Un decollo più annunciato che reale quello del welfare aziendale che potrebbe però valere 21 miliardi di euro. E’ questo il quadro emerso durante la presentazione del primo rapporto Censis-Eudaimon sul welfare aziendale. Uno strumento che esiste da sempre, basti pensare alle casse di previdenza ma che sta vivendo una nuova vita dal 2015, quando il Governo ha deciso di detassare il premio di produttività, permettendo ai lavoratori di sostituirlo con una serie di benefit totalmente esenti. Se questo strumento, che offre un grande contributo al benessere dei lavoratori, fosse garantito a tutti i lavoratori del settore privato, avrebbe un valore pari a quasi una mensilità di stipendio in più all’anno per lavoratore.
La fase di grande vitalità del settore supplisce in parte alla più generale crisi del welfare sociale. E qui veniamo al primo problema: il fatto che troppo spesso il welfare aziendale sia percepito come sostitutivo e non come pilastro aggiuntivo del più generale sistema. Dai dati elaborati dal Censis emerge come solo il 17,9% dei lavoratori italiani abbia una conoscenza precisa di cos’è il welfare aziendale, il 58,5% lo conosce solo a grandi linee e il 23,6% non sa cos’è. Ma non solo. Fra gli intervistati hanno una conoscenza minore del welfare i lavoratori con livelli più bassi di scolarità (47% di quelli con la licenza media non sa cos’è), quelli con redditi bassi (44,6%), i genitori single (40,3%), gli occupati con mansioni esecutive e manuali (36,7%), le lavoratrici (30,1%). Chi conosce meglio il welfare aziendale lo apprezza di più: favorevole è il 74,4% di chi lo conosce in modo preciso rispetto al 43,3% di chi non lo conosce. Di fronte alla possibilità di trasformare quote premiali della retribuzione in prestazioni di welfare, il 58,7% dei lavoratori si dice favorevole, il 23,5% è contrario e il 17,8% non ha una opinione in merito.

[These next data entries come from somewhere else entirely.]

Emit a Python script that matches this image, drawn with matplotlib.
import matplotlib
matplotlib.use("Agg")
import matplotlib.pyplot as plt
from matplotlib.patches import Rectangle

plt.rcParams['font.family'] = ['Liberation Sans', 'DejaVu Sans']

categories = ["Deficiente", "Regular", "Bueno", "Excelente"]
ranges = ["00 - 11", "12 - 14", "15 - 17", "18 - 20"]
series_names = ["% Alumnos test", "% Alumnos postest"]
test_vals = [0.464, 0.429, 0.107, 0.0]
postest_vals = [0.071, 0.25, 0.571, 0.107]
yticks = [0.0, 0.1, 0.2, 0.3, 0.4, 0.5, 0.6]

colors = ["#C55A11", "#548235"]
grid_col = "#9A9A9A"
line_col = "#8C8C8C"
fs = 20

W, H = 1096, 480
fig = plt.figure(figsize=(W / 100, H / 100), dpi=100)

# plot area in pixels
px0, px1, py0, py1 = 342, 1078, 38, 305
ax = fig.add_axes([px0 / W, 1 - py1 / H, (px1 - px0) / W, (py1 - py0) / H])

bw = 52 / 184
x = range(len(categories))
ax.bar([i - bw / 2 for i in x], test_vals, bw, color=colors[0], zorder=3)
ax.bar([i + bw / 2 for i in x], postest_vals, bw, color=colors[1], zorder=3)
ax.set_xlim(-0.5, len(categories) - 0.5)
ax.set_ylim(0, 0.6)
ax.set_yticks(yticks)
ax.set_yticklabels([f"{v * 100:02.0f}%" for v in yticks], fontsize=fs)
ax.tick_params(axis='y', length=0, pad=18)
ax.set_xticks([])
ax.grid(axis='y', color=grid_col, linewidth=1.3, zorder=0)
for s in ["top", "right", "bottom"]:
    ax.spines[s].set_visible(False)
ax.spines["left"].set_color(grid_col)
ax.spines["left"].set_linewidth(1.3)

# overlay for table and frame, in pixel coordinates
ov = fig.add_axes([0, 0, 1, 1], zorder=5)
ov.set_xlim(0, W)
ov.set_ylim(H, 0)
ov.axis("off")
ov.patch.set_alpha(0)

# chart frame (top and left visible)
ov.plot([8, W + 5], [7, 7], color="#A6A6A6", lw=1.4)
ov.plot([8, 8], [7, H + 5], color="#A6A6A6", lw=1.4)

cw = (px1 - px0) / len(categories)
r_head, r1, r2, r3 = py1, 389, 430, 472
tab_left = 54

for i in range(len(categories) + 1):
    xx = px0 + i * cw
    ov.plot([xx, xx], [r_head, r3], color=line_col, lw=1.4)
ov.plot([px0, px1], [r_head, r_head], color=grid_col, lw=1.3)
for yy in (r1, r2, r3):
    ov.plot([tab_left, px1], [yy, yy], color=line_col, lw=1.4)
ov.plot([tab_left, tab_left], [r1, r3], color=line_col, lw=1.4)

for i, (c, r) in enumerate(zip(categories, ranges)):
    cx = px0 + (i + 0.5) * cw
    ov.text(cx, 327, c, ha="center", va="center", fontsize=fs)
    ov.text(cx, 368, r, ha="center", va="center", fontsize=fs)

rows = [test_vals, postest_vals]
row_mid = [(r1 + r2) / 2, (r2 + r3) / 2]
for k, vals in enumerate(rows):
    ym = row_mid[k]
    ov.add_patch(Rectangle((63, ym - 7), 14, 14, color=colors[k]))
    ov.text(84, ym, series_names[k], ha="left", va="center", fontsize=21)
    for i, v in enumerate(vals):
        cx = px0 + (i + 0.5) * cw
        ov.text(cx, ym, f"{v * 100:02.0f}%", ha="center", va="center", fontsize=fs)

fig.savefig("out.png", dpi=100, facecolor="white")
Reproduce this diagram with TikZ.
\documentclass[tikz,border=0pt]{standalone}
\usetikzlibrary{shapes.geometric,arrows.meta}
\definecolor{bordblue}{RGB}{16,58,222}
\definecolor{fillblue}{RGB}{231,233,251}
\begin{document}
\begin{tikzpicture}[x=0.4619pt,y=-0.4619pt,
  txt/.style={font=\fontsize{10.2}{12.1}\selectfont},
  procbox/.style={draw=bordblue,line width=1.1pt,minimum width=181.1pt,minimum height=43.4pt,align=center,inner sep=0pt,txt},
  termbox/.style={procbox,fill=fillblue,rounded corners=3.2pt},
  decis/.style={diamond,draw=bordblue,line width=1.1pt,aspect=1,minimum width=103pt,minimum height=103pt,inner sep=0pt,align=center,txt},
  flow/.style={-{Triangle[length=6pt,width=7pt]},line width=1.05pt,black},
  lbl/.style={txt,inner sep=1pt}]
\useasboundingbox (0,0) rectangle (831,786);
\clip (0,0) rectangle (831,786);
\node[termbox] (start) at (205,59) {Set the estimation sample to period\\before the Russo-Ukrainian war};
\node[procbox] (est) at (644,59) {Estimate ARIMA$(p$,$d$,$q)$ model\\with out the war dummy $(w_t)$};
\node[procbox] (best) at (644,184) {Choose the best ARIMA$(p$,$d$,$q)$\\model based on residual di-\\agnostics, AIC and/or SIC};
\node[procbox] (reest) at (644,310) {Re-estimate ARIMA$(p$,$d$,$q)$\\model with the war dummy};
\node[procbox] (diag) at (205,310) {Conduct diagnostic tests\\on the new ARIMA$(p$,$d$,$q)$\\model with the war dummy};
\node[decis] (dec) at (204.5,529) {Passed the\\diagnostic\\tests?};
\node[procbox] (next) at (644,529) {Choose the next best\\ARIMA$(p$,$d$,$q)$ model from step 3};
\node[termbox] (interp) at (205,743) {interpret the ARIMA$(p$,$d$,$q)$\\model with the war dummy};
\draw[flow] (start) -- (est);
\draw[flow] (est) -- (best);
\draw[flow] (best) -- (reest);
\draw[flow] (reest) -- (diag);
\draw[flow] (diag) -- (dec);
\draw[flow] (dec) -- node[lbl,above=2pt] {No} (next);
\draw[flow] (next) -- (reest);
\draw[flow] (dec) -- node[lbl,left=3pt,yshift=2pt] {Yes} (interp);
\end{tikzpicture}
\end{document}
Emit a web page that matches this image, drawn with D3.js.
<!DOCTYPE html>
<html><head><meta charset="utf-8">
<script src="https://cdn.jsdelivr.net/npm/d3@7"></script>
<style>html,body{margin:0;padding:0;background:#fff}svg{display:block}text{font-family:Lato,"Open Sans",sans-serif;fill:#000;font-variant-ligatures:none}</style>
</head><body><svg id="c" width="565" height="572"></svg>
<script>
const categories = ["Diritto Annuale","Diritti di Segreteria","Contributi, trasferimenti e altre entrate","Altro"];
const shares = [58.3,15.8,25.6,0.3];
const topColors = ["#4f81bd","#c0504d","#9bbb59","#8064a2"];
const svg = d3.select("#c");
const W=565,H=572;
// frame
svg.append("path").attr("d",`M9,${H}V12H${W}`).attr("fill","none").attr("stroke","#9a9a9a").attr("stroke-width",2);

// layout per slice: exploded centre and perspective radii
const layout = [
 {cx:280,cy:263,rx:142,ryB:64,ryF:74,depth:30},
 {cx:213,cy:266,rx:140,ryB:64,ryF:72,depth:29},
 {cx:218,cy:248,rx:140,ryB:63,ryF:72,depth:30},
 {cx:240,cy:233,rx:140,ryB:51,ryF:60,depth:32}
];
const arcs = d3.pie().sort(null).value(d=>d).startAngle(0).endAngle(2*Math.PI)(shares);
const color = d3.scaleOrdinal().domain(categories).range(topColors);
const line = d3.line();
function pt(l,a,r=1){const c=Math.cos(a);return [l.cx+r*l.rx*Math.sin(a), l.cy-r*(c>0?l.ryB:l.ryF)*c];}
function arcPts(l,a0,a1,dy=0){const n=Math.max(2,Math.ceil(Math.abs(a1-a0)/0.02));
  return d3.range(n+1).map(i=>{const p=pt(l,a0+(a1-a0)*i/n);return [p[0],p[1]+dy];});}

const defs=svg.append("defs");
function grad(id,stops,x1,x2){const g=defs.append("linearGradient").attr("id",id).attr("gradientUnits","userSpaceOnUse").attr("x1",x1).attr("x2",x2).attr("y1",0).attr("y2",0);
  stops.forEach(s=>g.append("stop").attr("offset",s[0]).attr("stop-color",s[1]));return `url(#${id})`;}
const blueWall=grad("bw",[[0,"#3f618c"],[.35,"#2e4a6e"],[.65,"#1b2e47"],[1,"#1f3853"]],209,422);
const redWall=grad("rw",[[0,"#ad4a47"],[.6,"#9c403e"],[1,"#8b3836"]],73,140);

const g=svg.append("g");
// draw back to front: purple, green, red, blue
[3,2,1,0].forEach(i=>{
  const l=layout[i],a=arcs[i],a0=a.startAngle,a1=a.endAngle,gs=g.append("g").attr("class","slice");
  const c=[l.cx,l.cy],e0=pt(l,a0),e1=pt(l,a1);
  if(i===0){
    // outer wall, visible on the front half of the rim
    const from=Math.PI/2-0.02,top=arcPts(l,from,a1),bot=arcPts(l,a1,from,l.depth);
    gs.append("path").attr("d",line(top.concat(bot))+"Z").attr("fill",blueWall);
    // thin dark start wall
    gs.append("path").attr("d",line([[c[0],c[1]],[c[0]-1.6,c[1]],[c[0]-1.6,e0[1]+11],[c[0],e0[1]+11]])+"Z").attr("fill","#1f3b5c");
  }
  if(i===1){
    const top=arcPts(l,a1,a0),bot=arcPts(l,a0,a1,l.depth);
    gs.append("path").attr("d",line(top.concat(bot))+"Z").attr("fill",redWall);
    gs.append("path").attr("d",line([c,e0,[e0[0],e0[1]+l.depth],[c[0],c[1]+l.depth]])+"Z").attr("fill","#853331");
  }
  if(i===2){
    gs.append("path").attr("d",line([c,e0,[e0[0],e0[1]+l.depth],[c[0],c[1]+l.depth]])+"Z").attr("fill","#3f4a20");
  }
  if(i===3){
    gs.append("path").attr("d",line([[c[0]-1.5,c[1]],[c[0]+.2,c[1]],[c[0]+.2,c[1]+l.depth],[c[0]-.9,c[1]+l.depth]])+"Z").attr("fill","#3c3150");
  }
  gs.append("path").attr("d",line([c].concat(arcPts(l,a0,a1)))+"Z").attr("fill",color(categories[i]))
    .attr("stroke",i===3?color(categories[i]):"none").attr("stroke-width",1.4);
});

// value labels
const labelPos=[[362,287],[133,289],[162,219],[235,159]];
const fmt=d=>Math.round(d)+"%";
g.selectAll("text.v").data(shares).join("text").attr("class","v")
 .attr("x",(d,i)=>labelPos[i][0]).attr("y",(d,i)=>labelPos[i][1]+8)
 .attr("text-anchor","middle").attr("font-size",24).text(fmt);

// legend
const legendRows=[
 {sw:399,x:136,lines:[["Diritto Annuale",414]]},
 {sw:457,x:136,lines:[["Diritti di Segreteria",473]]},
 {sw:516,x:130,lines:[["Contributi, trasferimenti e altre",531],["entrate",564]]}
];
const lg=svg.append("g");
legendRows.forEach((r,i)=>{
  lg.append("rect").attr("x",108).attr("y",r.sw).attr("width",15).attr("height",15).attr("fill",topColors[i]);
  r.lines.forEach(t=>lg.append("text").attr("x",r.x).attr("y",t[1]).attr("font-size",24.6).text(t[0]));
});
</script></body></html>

Ad essere più favorevoli sono i dirigenti e i quadri (73,6%), i lavoratori con figli piccoli, fino a 3 anni (68,2%), i laureati (63,5%), i lavoratori con redditi medio-alti (62,2%). Meno favorevoli sono gli operai, i lavoratori esecutivi e quelli con redditi bassi. Tra gli operai (41,3%) e gli impiegati (36,5%) sono più elevate le quote di lavoratori che preferiscono avere più soldi in busta paga invece che soluzioni di welfare. Fra i servizi e le prestazioni più apprezzati quelle legate all’area della salute e della sanità, seguite dalla previdenza integrativa, dai buoni pasto e dalla mensa aziendale, trasporto da casa al lavoro, la convenzione per acquisti convenienti presso negozi, buoni acquisto, asilo nido, campus e centri vacanze, rimborsi spese scolastiche per i figli. Ma non solo: il welfare aziendale migliora il clima nelle imprese. Ne è convinto il 47,7% e il 16,8% ritiene che faccia aumentare la produttività dei lavoratori. L’effetto positivo sul clima aziendale è la ragione richiamata prevalentemente dai lavoratori che si dicono favorevoli, ma ancora una volta è più forte il consenso tra dirigenti e occupati con alti redditi rispetto a operai e lavoratori con bassi redditi. Un buono strumento, insomma, che ha però bisogno di una maggiore informazione come dimostrano i dati Censis-Eudaimon. Servono, inoltre, delle piccole accortezze: fra le tante, quella di superare il rischio che il welfare rispecchi le differenze retributive tra lavoratori trovando il modo di operare come un meccanismo di contenimento o riduzione delle disuguaglianze e più ancora di risposta efficace ai bisogni reali di tutela e di servizi dei lavoratori. E’ fondamentale quindi il passaggio da welfare fiscale, emerso dalla legge di Bilancio, a welfare aziendale, facendo in modo che entrambi viaggino ad un ritmo sostenuto.